I was recently presenting a workshop on overcoming anger, and two moms brought up a point that may help all of us.
I stated that anger is an emotion given to us when we see something that is important and wrong. However, Ephesians 4:26 tells us, “In your anger, do not sin.” That is to say, anger is a special temptation to sin. We are often wrong in our understanding of how important and how wrong something is. We can be sinfully angry in how we address something.
But we also need to allow that anger, I said, to prompt us to realize we have a problem that we need to correct.
Then one of the moms brought up a specific application that was helpful to all of us. She talked about the times when her son, perhaps a tweenager or teenager, would speak disrespectfully to her. Hearing this, her husband would get upset and insert himself into the conversation to defend his wife.
Don’t Defend Your Wife
Her suggestion was to tell her husband, Don’t defend your wife. I thought her observation of the moment was quite helpful. By being sinfully angry and rushing in to defend his wife, the husband created two problems. First, instead of the child realizing he was wrong to speak to his mother, he became the victim of the dad’s sinful anger. His wrongdoing was overshadowed by the dad’s wrongdoing. Second, the wife’s respect in her son’s eyes dropped. She seemed like a person who could not defend herself. This is analogous to the high school teacher who cannot control the classroom and must constantly rely on the administration. (P.S. In my first year of inner-city teaching, I was that person!)
The two moms in the seminar suggested that in the moment, the dad should let the mother deal with the discipline situation herself. She knew she had backup in her husband if she needed it. But in the moment, it was not helpful to rush in from the other room and insert himself into the situation.
I agreed with her observation and thought of times I had done that very thing. In a desire to be an intentional dad and husband, I had inserted myself and confused the situation.

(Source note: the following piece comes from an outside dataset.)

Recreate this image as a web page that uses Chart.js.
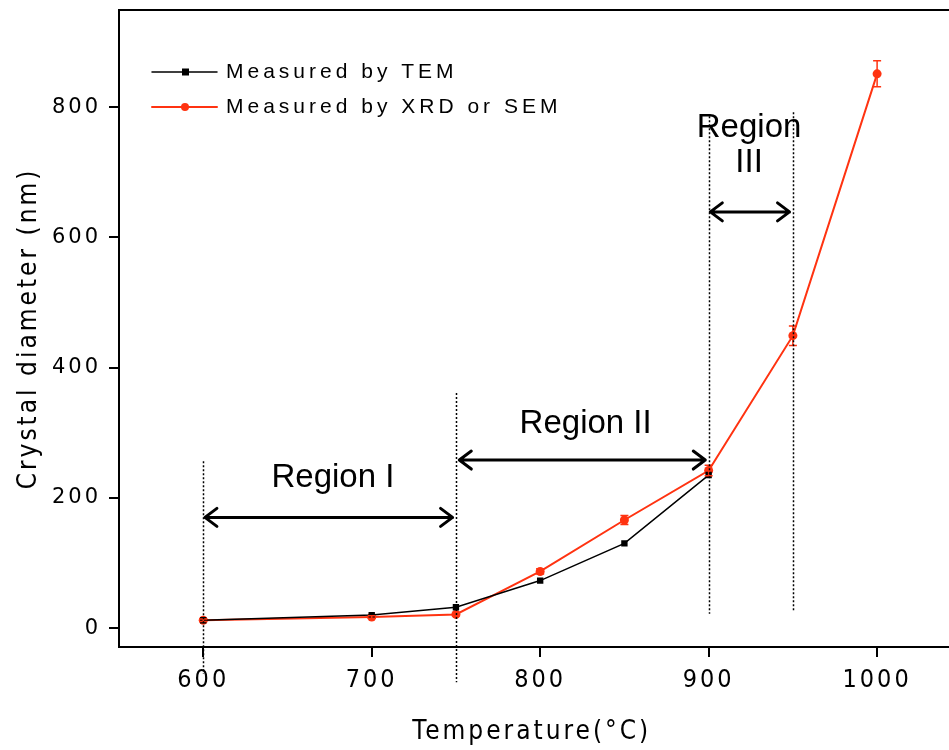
<!DOCTYPE html>
<html>
<head>
<meta charset="utf-8">
<script src="https://cdn.jsdelivr.net/npm/chart.js@4.4.1/dist/chart.umd.min.js"></script>
<style>
  html, body { margin: 0; padding: 0; background: #fff; }
  #wrap { width: 949px; height: 750px; position: relative; }
</style>
</head>
<body>
<div id="wrap"><canvas id="diameter-chart"></canvas></div>
<script>
// temperatures (C) and crystal diameters (nm)
var temTemps = [600, 700, 750, 800, 850, 900];
var temDiam  = [12, 20, 32, 73, 130, 235];

var xrdTemps = [600, 700, 750, 800, 850, 900, 950, 1000];
var xrdDiam  = [12, 17, 21, 87, 166, 242, 449, 851];
var xrdErr   = [2, 2, 2, 4, 7, 8, 15, 20];

var xTicks = [600, 700, 800, 900, 1000];
var yTicks = [0, 200, 400, 600, 800];

var seriesNames = ["Measured by TEM", "Measured by XRD or SEM"];
var regionNames = ["Region I", "Region II", "Region", "III"];

var RED = '#ff3311';
var narrow = "'Liberation Sans Narrow', 'DejaVu Sans Condensed', sans-serif";

// dotted boundaries, arrows and labels (in data units)
var bounds = [
  {x: 600, top: 256, bottom: -70},
  {x: 750, top: 361, bottom: -83},
  {x: 900, top: 786, bottom: 22},
  {x: 950, top: 792, bottom: 25}
];
var arrows = [
  {x0: 601, x1: 748, y: 170},
  {x0: 752, x1: 898, y: 258},
  {x0: 901, x1: 948, y: 639}
];
var labels = [
  {x: 677, y: 230, i: 0},
  {x: 827, y: 313, i: 1},
  {x: 924, y: 768, i: 2},
  {x: 924, y: 715, i: 3}
];

function pts(xs, ys) { return xs.map(function (x, i) { return {x: x, y: ys[i]}; }); }

var extras = {
  id: 'extras',
  beforeDraw: function (chart) {
    chart.ctx.letterSpacing = '3px';
  },
  afterDatasetsDraw: function (chart) {
    var ctx = chart.ctx, xs = chart.scales.x, ys = chart.scales.y;
    // error bars on XRD/SEM points
    ctx.save();
    ctx.strokeStyle = RED;
    ctx.lineWidth = 1.5;
    xrdTemps.forEach(function (t, i) {
      var px = xs.getPixelForValue(t);
      var a = ys.getPixelForValue(xrdDiam[i] + xrdErr[i]);
      var b = ys.getPixelForValue(xrdDiam[i] - xrdErr[i]);
      ctx.beginPath();
      ctx.moveTo(px, a); ctx.lineTo(px, b);
      ctx.moveTo(px - 4, a); ctx.lineTo(px + 4, a);
      ctx.moveTo(px - 4, b); ctx.lineTo(px + 4, b);
      ctx.stroke();
    });
    ctx.restore();
  },
  afterDraw: function (chart) {
    var ctx = chart.ctx, xs = chart.scales.x, ys = chart.scales.y, ca = chart.chartArea;
    ctx.save();
    // top frame line
    ctx.strokeStyle = '#000';
    ctx.lineWidth = 2;
    ctx.beginPath();
    ctx.moveTo(ca.left, ca.top); ctx.lineTo(chart.width, ca.top);
    ctx.moveTo(ca.right, ca.bottom); ctx.lineTo(chart.width, ca.bottom);
    ctx.stroke();

    // dotted boundaries
    ctx.lineWidth = 1.5;
    ctx.setLineDash([2, 2]);
    bounds.forEach(function (b) {
      var px = Math.round(xs.getPixelForValue(b.x)) + 0.5;
      ctx.beginPath();
      ctx.moveTo(px, ys.getPixelForValue(b.top));
      ctx.lineTo(px, ys.getPixelForValue(b.bottom));
      ctx.stroke();
    });
    ctx.setLineDash([]);

    // double arrows
    ctx.lineWidth = 3;
    ctx.lineCap = 'round';
    ctx.lineJoin = 'round';
    arrows.forEach(function (a) {
      var x0 = xs.getPixelForValue(a.x0), x1 = xs.getPixelForValue(a.x1), py = ys.getPixelForValue(a.y);
      ctx.beginPath();
      ctx.moveTo(x0, py); ctx.lineTo(x1, py);
      ctx.moveTo(x0 + 12, py - 9); ctx.lineTo(x0, py); ctx.lineTo(x0 + 12, py + 9);
      ctx.moveTo(x1 - 12, py - 9); ctx.lineTo(x1, py); ctx.lineTo(x1 - 12, py + 9);
      ctx.stroke();
    });

    // region labels
    ctx.letterSpacing = '0px';
    ctx.fillStyle = '#000';
    ctx.font = "33px 'Liberation Sans', Arial, sans-serif";
    ctx.textAlign = 'center';
    ctx.textBaseline = 'middle';
    labels.forEach(function (l) {
      ctx.fillText(regionNames[l.i], xs.getPixelForValue(l.x), ys.getPixelForValue(l.y));
    });

    // legend
    var colors = ['#000', RED];
    ctx.letterSpacing = '4px';
    ctx.font = "21px 'Liberation Sans', Arial, sans-serif";
    ctx.textAlign = 'left';
    seriesNames.forEach(function (name, i) {
      var ly = 72 + i * 35;
      ctx.strokeStyle = colors[i];
      ctx.lineWidth = i ? 2 : 1.5;
      ctx.beginPath();
      ctx.moveTo(152, ly); ctx.lineTo(217, ly);
      ctx.stroke();
      ctx.fillStyle = colors[i];
      if (i === 0) {
        ctx.fillRect(182, ly - 3.5, 7, 7);
      } else {
        ctx.beginPath(); ctx.arc(185, ly, 4, 0, Math.PI * 2); ctx.fill();
      }
      ctx.fillStyle = '#000';
      ctx.fillText(name, 226, ly);
    });
    ctx.restore();
  }
};

var ctx = document.getElementById('diameter-chart');

new Chart(ctx, {
  type: 'scatter',
  data: {
    datasets: [
      {
        label: seriesNames[0],
        data: pts(temTemps, temDiam),
        showLine: true,
        borderColor: '#000',
        backgroundColor: '#000',
        borderWidth: 1.5,
        pointStyle: 'rect',
        pointRadius: 4.5,
        pointBorderWidth: 0
      },
      {
        label: seriesNames[1],
        data: pts(xrdTemps, xrdDiam),
        showLine: true,
        borderColor: RED,
        backgroundColor: RED,
        borderWidth: 2,
        pointStyle: 'circle',
        pointRadius: 4.5,
        pointBorderWidth: 0
      }
    ]
  },
  options: {
    responsive: true, maintainAspectRatio: false, animation: false,
    layout: {padding: {top: 10, right: 0, left: 0, bottom: 0}},
    plugins: {legend: {display: false}, tooltip: {enabled: false}},
    scales: {
      x: {
        type: 'linear', min: 550, max: 1040,
        afterBuildTicks: function (s) { s.ticks = xTicks.map(function (v) { return {value: v}; }); },
        afterFit: function (s) { s.height = 103; s.paddingLeft = 0; s.paddingRight = 0; },
        grid: {drawOnChartArea: false, drawTicks: true, tickLength: 10, color: '#000', lineWidth: 2},
        border: {display: true, color: '#000', width: 2},
        ticks: {color: '#000', padding: 8, maxRotation: 0, font: {family: narrow, size: 25},
                callback: function (v) { return String(v); }},
        title: {display: true, text: 'Temperature(°C)', color: '#000', padding: {top: 0, bottom: 2},
                font: {family: narrow, size: 26}}
      },
      y: {
        type: 'linear', min: -29, max: 949,
        afterBuildTicks: function (s) { s.ticks = yTicks.map(function (v) { return {value: v}; }); },
        afterFit: function (s) { s.width = 119; s.paddingTop = 0; s.paddingBottom = 0; },
        grid: {drawOnChartArea: false, drawTicks: true, tickLength: 10, color: '#000', lineWidth: 2},
        border: {display: true, color: '#000', width: 2},
        ticks: {color: '#000', padding: 8, font: {family: "'DejaVu Sans', sans-serif", size: 21}},
        title: {display: true, text: 'Crystal diameter (nm)', color: '#000', padding: {top: 14, bottom: 0},
                font: {family: narrow, size: 26}}
      }
    }
  },
  plugins: [extras]
});
</script>
</body>
</html>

Do Defend Your Wife, But Maybe Not in the Moment
Having said that, we also need Part B of handling the situation. Dads do need to defend their wives. As sons grow bigger and tower over their mother, it is helpful to remind them that they are still to honor her. Moms may also have particular stresses that leave them particularly vulnerable to disrespect. As men, we should not be passive.
Later, when the situation is calmer, we could talk over what happened. In those calmer conversations I can try and dig deeper into my son’s heart to discern what is behind the attitude. But even as I help him understand what was going on in his heart, I could also express my defense of my wife calmly but seriously.
I do remember several times I had to remind my teenage boys that not only was she their mother, but she was also my wife. They were not to speak to her disrespectfully.
Based on these comments in the workshop, I came away with a newer, nuanced encouragement for dads.
Dads, don’t and do, defend your wife.